Goodballoon walks out to some applause and a dinner-jazz version of 99 Red balloons.

Letterman:
Jasper, welcome to the show.

Goodballoon:
Thank you for having me.

Letterman:
Now your in this... let me get this straight... you're in this movie 'Curtis and Bing', is that right?

Goodballoon:
Yes. I play Dr. Lancifer, the kindly old professor who helps young Curtis and his dog bing to defeat the evil Mr. Humbles. It's a...

Letterman:
Now, let me get this straight, you are a professor. Is that right?

Goodballoon:
In the film.

Letterman:
Yes. Of course.(Pause) Are you a professor in real life?

Goodballoon:
No, I'm an actor and socialite.

Letterman:
Socialite. Like a Communist.

Goodballoon:
No. I hate Communists.

A whoop comes from the audience. Jasper, unused to American symbols of celebration and agreement, takes this as a sign of aggression.

Goodballoon:
What? What's wrong with you people?

Letterman:
They were showing their appreciation.

Goodballoon:
Of what?

Letterman:
At the fact that you are not a fan of Communism.

Goodballoon (nervous):
Oh...

Letterman:
So the film 'Curtis and Bing'...

Goodballoon:
Yes. It's an exciting action-adventure with...

Letterman:
Do we have a clip?

Goodballon:
Sorry, I hadn't finished.

Letterman (mock English accent):
Yeeewww haaarrrdddn'ttt feennissshhheddddd?

Goodballoon:
What are you doing?

Letterman (mock English):
Woottt aarrrrreeee yeeeewww dduuuiiiinnnggg?

Goodballoon:
Try this in that accent: You.

Letterman:
Yyyeeewww.

Goodballoon:
Are.

Letterman:
Aarrreeee.

Goodballoon:
Easy one. "A"

Letterman:
Ahhhhh.

Goodballoon:
C*nt.

Letterman (quietly):
What is this? A bit?

Goodballoon:
What are you whispering to me? Leave me alone you gap-toothed prat! God, this is too much.

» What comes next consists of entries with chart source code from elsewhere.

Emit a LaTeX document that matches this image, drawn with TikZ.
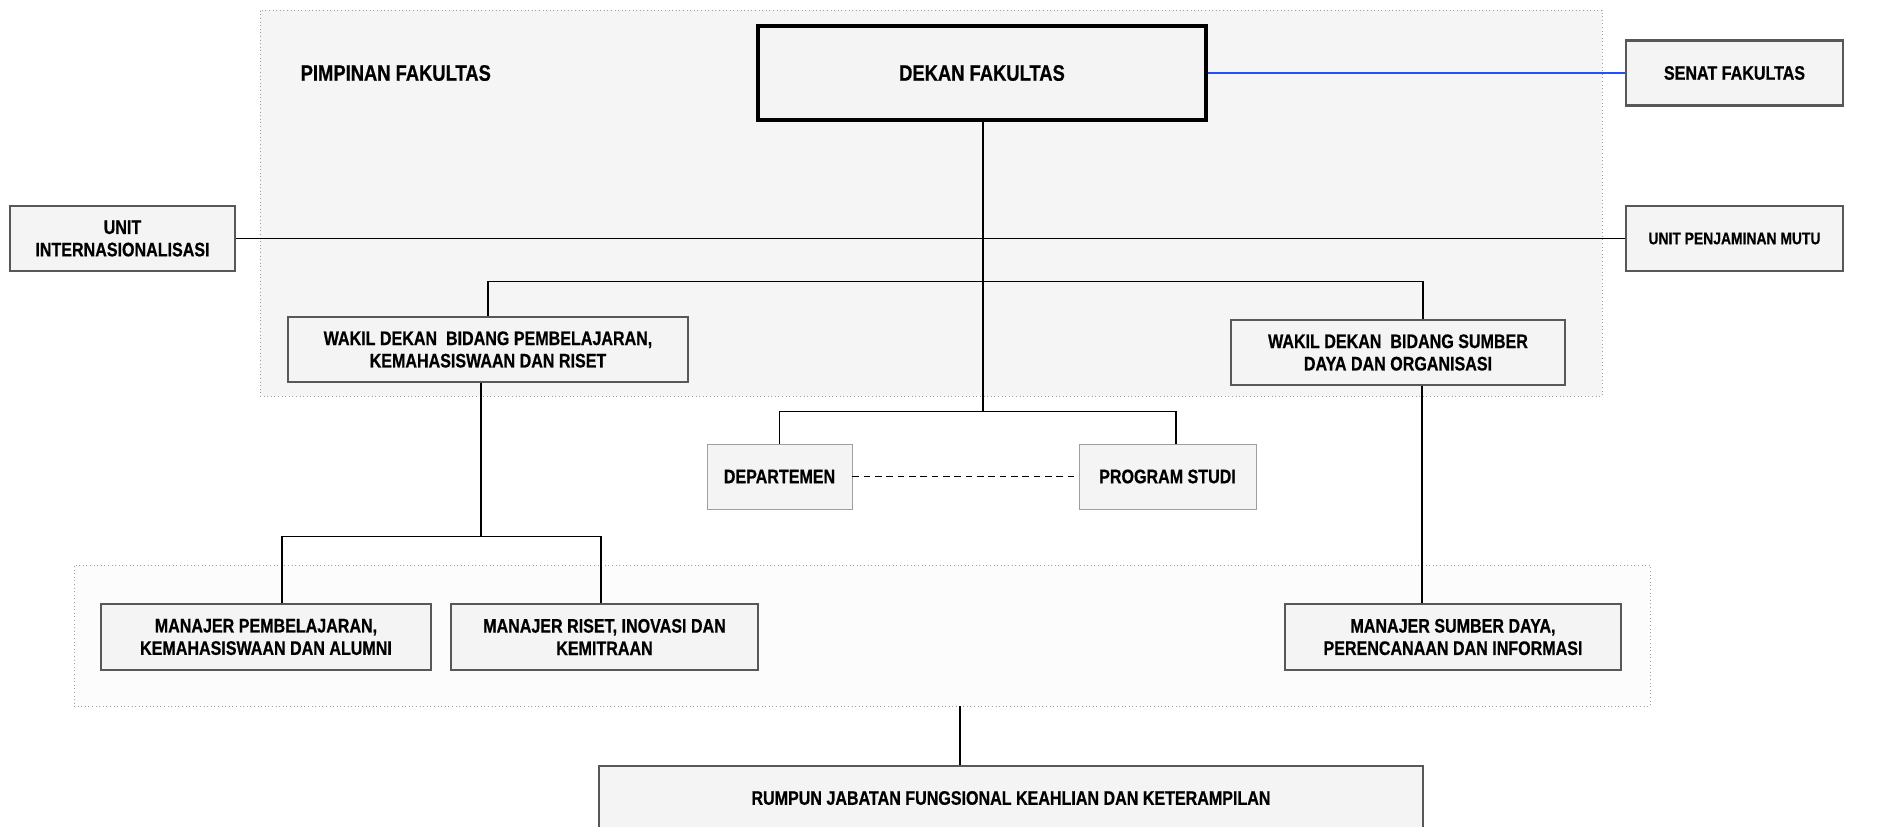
\documentclass[tikz,border=0pt]{standalone}
\usepackage{fontspec}
\newfontfamily\nb{Liberation Sans Bold}[FakeStretch=0.82, FakeBold=0.6]
\usetikzlibrary{calc}
\definecolor{boxfill}{HTML}{F4F4F4}
\definecolor{boxgray}{HTML}{585858}
\definecolor{contfill}{HTML}{F5F5F5}
\definecolor{botfill}{HTML}{FCFCFC}
\definecolor{dotgray}{HTML}{A0A0A0}
\definecolor{linkblue}{HTML}{1F4FFF}
\tikzset{
  sz/.style 2 args={minimum width=#1*0.75pt, minimum height=#2*0.75pt},
  txt/.style={font=\nb\fontsize{14.7}{16.8}\selectfont, align=center, text=black},
  smalltxt/.style={font=\nb\fontsize{12.7}{15}\selectfont, align=center, text=black},
  bigtxt/.style={font=\nb\fontsize{16.8}{19}\selectfont, align=center, text=black},
  orgbox/.style={txt, draw=boxgray, line width=2pt, fill=boxfill, inner sep=0pt},
  headbox/.style={bigtxt, draw=black, line width=2.5pt, fill=boxfill, inner sep=0pt},
  thinbox/.style={txt, draw=gray!75, line width=0.7pt, fill=boxfill, inner sep=0pt},
  container/.style={draw=dotgray, dotted, line width=0.7pt, inner sep=0pt},
  conn/.style={draw=black, line width=1.2pt},
}
\begin{document}
\begin{tikzpicture}[x=0.75pt,y=-0.75pt]
\useasboundingbox (0,0) rectangle (1881,827);
% containers
\node[container, fill=contfill, sz={1342}{386}] (top) at (931,203) {};
\node[container, fill=botfill, sz={1576}{141}] (bot) at (862,635.5) {};
\node[bigtxt, anchor=west] (pimp) at (296,73) {PIMPINAN FAKULTAS};
% nodes
\node[headbox, sz={448}{94}] (dekan) at (982,73) {DEKAN FAKULTAS};
\node[orgbox, sz={217}{65}] (senat) at (1734.5,73) {SENAT FAKULTAS};
\node[orgbox, sz={225}{65}] (uint) at (122.5,238.5) {UNIT\\INTERNASIONALISASI};
\node[orgbox, smalltxt, sz={217}{65}] (upm) at (1734.5,238.5) {UNIT PENJAMINAN MUTU};
\node[orgbox, sz={400}{65}] (wk1) at (488,349.5) {WAKIL DEKAN~ BIDANG PEMBELAJARAN,\\KEMAHASISWAAN DAN RISET};
\node[orgbox, sz={334}{65}] (wk2) at (1398,352.5) {WAKIL DEKAN~ BIDANG SUMBER\\DAYA DAN ORGANISASI};
\node[thinbox, sz={145}{65}] (dept) at (779.5,476.5) {DEPARTEMEN};
\node[thinbox, sz={177}{65}] (prodi) at (1167.5,476.5) {PROGRAM STUDI};
\node[orgbox, sz={330}{66}] (m1) at (266,637) {MANAJER PEMBELAJARAN,\\KEMAHASISWAAN DAN ALUMNI};
\node[orgbox, sz={307}{66}] (m2) at (604.5,637) {MANAJER RISET, INOVASI DAN\\KEMITRAAN};
\node[orgbox, sz={336}{66}] (m3) at (1453,637) {MANAJER SUMBER DAYA,\\PERENCANAAN DAN INFORMASI};
\node[orgbox, sz={824}{64}] (rumpun) at (1011,798) {RUMPUN JABATAN FUNGSIONAL KEAHLIAN DAN KETERAMPILAN};
% junction coordinates
\coordinate (jd) at ($(dekan.south)+(1,290)$);
\coordinate (w2t) at ($(wk2.north)+(25,0)$);
\coordinate (pt) at ($(prodi.north)+(8.5,0)$);
\coordinate (w1b) at ($(wk1.south)+(-7,0)$);
\coordinate (m1t) at ($(m1.north)+(16,0)$);
\coordinate (m2t) at ($(m2.north)+(-3.5,0)$);
\coordinate (w2b) at ($(wk2.south)+(24,0)$);
\coordinate (rj) at ($(rumpun.north)+(-51,0)$);
% connectors
\draw[draw=linkblue, line width=1.4pt] (dekan.east) -- (senat.west);
\draw[conn] (uint.east) -- (upm.west);
\draw[conn] ($(dekan.south)+(1,0)$) -- (jd);
\draw[conn] (wk1.north) -- ++(0,-34) -| (w2t);
\draw[conn] (dept.north) |- (jd) -| (pt);
\draw[conn, line width=1.3pt, dash pattern=on 5pt off 3.5pt] (dept.east) -- (prodi.west);
\draw[conn] (w1b) -- ++(0,153) coordinate (w1j);
\draw[conn] (m1t) |- (w1j) -| (m2t);
\draw[conn] (w2b) -- (w2b |- m3.north);
\draw[conn] (rj) -- (rj |- bot.south);
\end{tikzpicture}
\end{document}
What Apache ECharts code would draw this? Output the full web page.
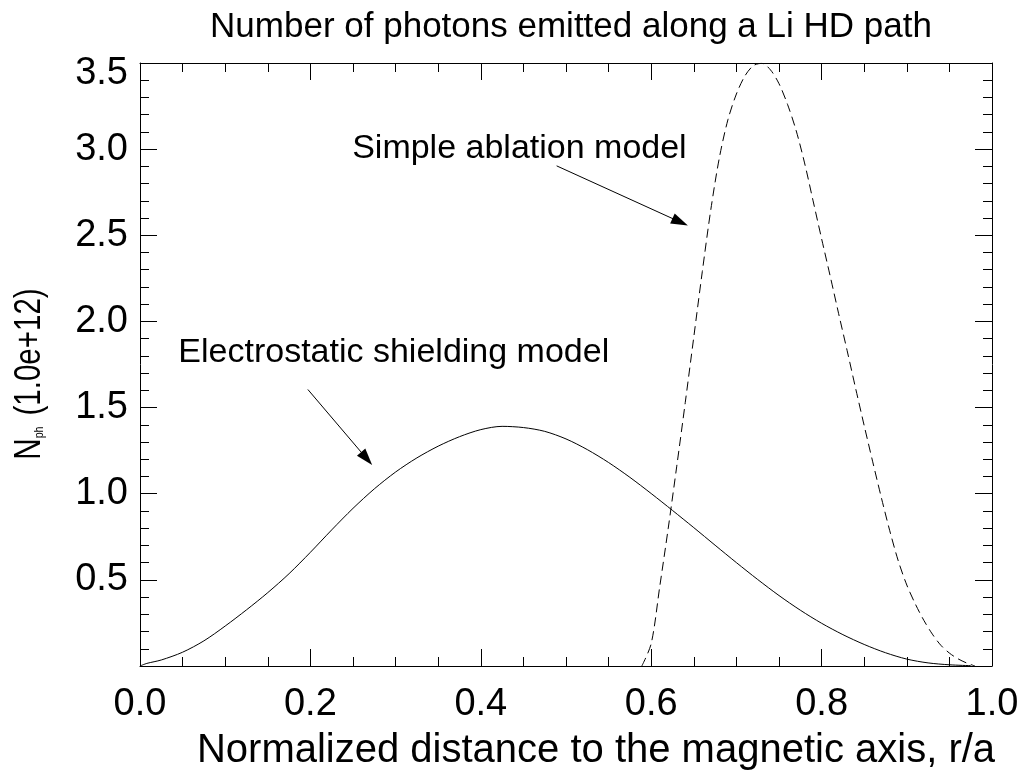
<!DOCTYPE html>
<html>
<head>
<meta charset="utf-8">
<script src="https://cdn.jsdelivr.net/npm/echarts@6/dist/echarts.min.js"></script>
<style>
  html, body { margin: 0; padding: 0; background: #fff; }
  #main { width: 1027px; height: 773px; }
</style>
</head>
<body>
<div id="main"></div>
<script>
// electrostatic shielding model (solid)
var elecX = [0.000, 0.008, 0.025, 0.050, 0.075, 0.100, 0.125, 0.150, 0.175, 0.200, 0.225, 0.250, 0.275, 0.300, 0.325, 0.350, 0.375, 0.400, 0.425, 0.450, 0.475, 0.500, 0.525, 0.550, 0.575, 0.600, 0.625, 0.650, 0.675, 0.700, 0.725, 0.750, 0.775, 0.800, 0.825, 0.850, 0.875, 0.900, 0.925, 0.950, 0.975];
var elecY = [0.000, 0.015, 0.035, 0.080, 0.146, 0.232, 0.326, 0.426, 0.536, 0.660, 0.790, 0.915, 1.028, 1.126, 1.208, 1.276, 1.331, 1.372, 1.391, 1.384, 1.362, 1.318, 1.256, 1.181, 1.095, 1.001, 0.903, 0.803, 0.701, 0.600, 0.502, 0.409, 0.324, 0.248, 0.182, 0.125, 0.077, 0.040, 0.018, 0.007, 0.002];
// simple ablation model (dashed)
var ablX = [0.589, 0.600, 0.610, 0.620, 0.630, 0.640, 0.650, 0.660, 0.670, 0.680, 0.690, 0.700, 0.710, 0.720, 0.730, 0.740, 0.750, 0.760, 0.770, 0.780, 0.790, 0.800, 0.810, 0.820, 0.830, 0.840, 0.850, 0.860, 0.870, 0.880, 0.890, 0.900, 0.910, 0.920, 0.930, 0.940, 0.950, 0.960, 0.970, 0.980];
var ablY = [0.000, 0.130, 0.460, 0.800, 1.160, 1.530, 1.910, 2.290, 2.650, 2.950, 3.170, 3.320, 3.425, 3.485, 3.498, 3.460, 3.380, 3.260, 3.110, 2.920, 2.700, 2.480, 2.265, 2.045, 1.830, 1.610, 1.395, 1.185, 0.980, 0.785, 0.610, 0.470, 0.360, 0.265, 0.185, 0.120, 0.075, 0.042, 0.018, 0.000];

// annotations in data units: [textX, textY, arrowFromX, arrowFromY, arrowToX, arrowToY]
var labels = ['Simple ablation model', 'Electrostatic shielding model'];
var notes = [
    [0.249, 3.005, 0.489, 2.903, 0.634, 2.577],
    [0.045, 1.82, 0.197, 1.605, 0.266, 1.204]
];

var font = "'Liberation Sans', Arial, Helvetica, sans-serif";

function pairs(xs, ys) {
    var out = [];
    for (var i = 0; i < xs.length; i++) out.push([xs[i], ys[i]]);
    return out;
}

var chart = echarts.init(document.getElementById('main'), null, {renderer: 'canvas'});

var tick = {show: true, inside: true, length: 17, lineStyle: {color: '#000', width: 1}};
var minor = function (n) {
    return {show: true, splitNumber: n, length: 9, lineStyle: {color: '#000', width: 1}};
};
var line = {show: true, onZero: false, lineStyle: {color: '#000', width: 1}};

var option = {
    animation: false,
    backgroundColor: '#fff',
    title: {
        text: 'Number of photons emitted along a Li HD path',
        left: 566,
        textAlign: 'center',
        top: 5,
        textStyle: {fontFamily: font, fontSize: 35, fontWeight: 'normal', color: '#000'}
    },
    grid: {left: 140, right: 35, top: 63, bottom: 107, containLabel: false, outerBoundsMode: 'none'},
    xAxis: [
        {
            type: 'value', min: 0, max: 1, interval: 0.2, position: 'bottom',
            axisLine: line, axisTick: tick, minorTick: minor(4),
            splitLine: {show: false},
            axisLabel: {
                margin: 20, fontFamily: font, fontSize: 38, color: '#000',
                formatter: function (v) { return v.toFixed(1); }
            },
            name: 'Normalized distance to the magnetic axis, r/a',
            nameLocation: 'middle', nameGap: 65,
            nameTextStyle: {fontFamily: font, fontSize: 40, color: '#000', padding: [0, 0, 0, 60]}
        },
        {
            type: 'value', min: 0, max: 1, interval: 0.2, position: 'top',
            axisLine: line, axisTick: tick, minorTick: minor(4),
            splitLine: {show: false}, axisLabel: {show: false}
        }
    ],
    yAxis: [
        {
            type: 'value', min: 0, max: 3.5, interval: 0.5, position: 'left',
            axisLine: line, axisTick: tick, minorTick: minor(5),
            splitLine: {show: false},
            axisLabel: {
                margin: 12, fontFamily: font, fontSize: 38, color: '#000',
                showMinLabel: false,
                formatter: function (v) {
                    return v === 3.5 ? '{t|' + v.toFixed(1) + '}' : v.toFixed(1);
                },
                rich: {t: {fontFamily: font, fontSize: 38, color: '#000', padding: [22, 0, 0, 0]}}
            }
        },
        {
            type: 'value', min: 0, max: 3.5, interval: 0.5, position: 'right',
            axisLine: line, axisTick: tick, minorTick: minor(5),
            splitLine: {show: false}, axisLabel: {show: false}
        }
    ],
    series: [
        {
            name: 'Electrostatic shielding model',
            type: 'line', xAxisIndex: 0, yAxisIndex: 0,
            data: pairs(elecX, elecY),
            smooth: 0.3, showSymbol: false, symbol: 'none',
            lineStyle: {color: '#000', width: 1, type: 'solid'},
            markLine: {
                silent: true, animation: false,
                symbol: ['none', 'triangle'], symbolSize: [11, 17],
                label: {show: false},
                lineStyle: {color: '#000', width: 1, type: 'solid'},
                data: notes.map(function (n) {
                    return [{coord: [n[2], n[3]]}, {coord: [n[4], n[5]]}];
                })
            }
        },
        {
            name: 'Simple ablation model',
            type: 'line', xAxisIndex: 0, yAxisIndex: 0,
            data: pairs(ablX, ablY),
            smooth: 0.3, showSymbol: false, symbol: 'none',
            lineStyle: {color: '#000', width: 1, type: [9, 5]}
        }
    ]
};

chart.setOption(option);

// annotation texts placed from their data positions, plus the narrow y-axis title
var graphics = notes.map(function (n, i) {
    var p = chart.convertToPixel({gridIndex: 0}, [n[0], n[1]]);
    return {
        type: 'text', x: p[0], y: p[1],
        style: {
            text: labels[i], fill: '#000',
            font: '34px ' + font,
            textAlign: 'left', textVerticalAlign: 'middle'
        }
    };
});
graphics.push({
    type: 'text', x: 30, y: 374,
    rotation: Math.PI / 2, scaleX: 0.82, scaleY: 1,
    style: {
        text: '{n|N}{s|ph}    {n|(1.0e+12)}',
        textAlign: 'center', textVerticalAlign: 'middle',
        rich: {
            n: {fontFamily: font, fontSize: 36, fill: '#000'},
            s: {fontFamily: font, fontSize: 13, fill: '#000', padding: [18, 0, 0, 0]}
        }
    }
});
chart.setOption({graphic: graphics});
</script>
</body>
</html>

Letterman gives a nervous laugh. He reaches over and sniffs the mug that is in front of Jasper

Letterman (calling off):
Okay, can we have more water than whisky next time.

Goodballoon:
Is that it? Is that the best you can do? Stuck without eight writers and a cue-card, are you? Jesus! You don't get this with Russell Harty. He's always a pr*ck. You need a team of fifteen producers to do it.

Letterman:
Okay. We're going to go to an ad whilst we try to squeeze some of the juice out of Mr Goodballoon. Don't go away.

Music."

Aftermath:
The interview finished there and I was shoved out of their studio.

Upon release my part had been cut to almost nothing. My sole remaining line was "Curtis, you are wise beyond your years. As are you Bing."

I am not allowed into America during election years.